Nokia’s new phone responds to every keystroke
Cost of phone would be around Rs. 20,000
It offers virtual touch keyboard
LONDON: Just over a year ago the world’s biggest maker of mobile phones — Nokia — showcased some new technologies in the pipeline during a media event in Singapore. Among the ‘cool tools’ their scientists were working on was ‘haptics’ technology — it derives from the Greek word for “science of touch” and means when you hit a key you get a feedback in your finger a sensation that the key is responding.
Last week Nokia unveiled its first touch sensitive handset — and arguably the world’s first mobile phone with a truly tactile keyboard. There are other firsts that the 5800 XPress Music phone brings: a 3.2 inch diagonal screen that has one of the sharpest pictures to be seen on a hand phone a 3.2 megapixel camera that uses professional Carl Zeiss optics and is good enough to shoot professional video clips for Web use a web browser that supports the Flash format used by most Internet pages to display video... other things we have come to expect from a smart phone are there — like a satellite-based maps tool. And like that classic Tata Steel advertisement perhaps they should have said “We also make phone calls.”
Icing on the cake
But all this is merely icing on the cake: the 5800 is first and foremost a good quality music player optimised for downloading music with ease and sharing it with others. Like Google’s recent web browser that features the last few web pages one has visited, the new Nokia phone brings up the owner’s four favourite contacts with a single touch — complete with a recent history of messages exchanged. This is not a phone for social loners! But if you are a gregarious guy (or gal!) the 5800 will kick-start your social contacts in a way I have seen no other phone do with canny and intuitive controls.

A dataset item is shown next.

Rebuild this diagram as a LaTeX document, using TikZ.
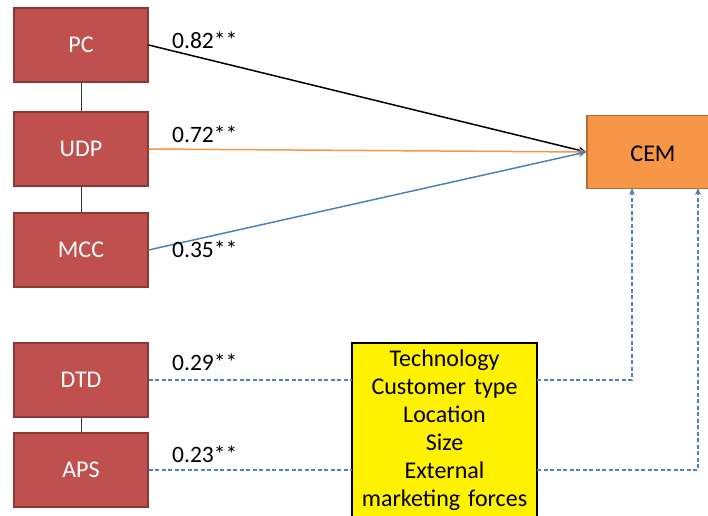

What it perhaps lacks — and what one might expect from a new smart phone built for the broadband or ‘3G’ era — is a physical qwerty keyboard. Instead it offers a virtual touch keyboard as well as a stylus for those whose chubby fingers make it difficult to jab closely packed keys no matter how ‘haptic’ they are.
In India by 2008
When the phone is offered in India towards year-end it might cost around Rs. 20,000. But Nokia is hoping telecom providers will slash this price drastically while bundling it with their services. On their part they have bundled it (in the markets where they are launching this week) with a canny service called “Nokia Comes With Music” free unlimited downloads from Nokia’s online music store for one year and you get to keep all you download after that.
In Europe this means a repertoire of millions of music tracks — and the company should do no less in large phone markets like India. But will they also sign on Indian music publishers? Seems logical but remains to be seen. But one thing is certain: other smart phones will come and new technologies will be offered but the Nokia 5800 will be remembered as the first phone which made it unnecessary to buy songs any more.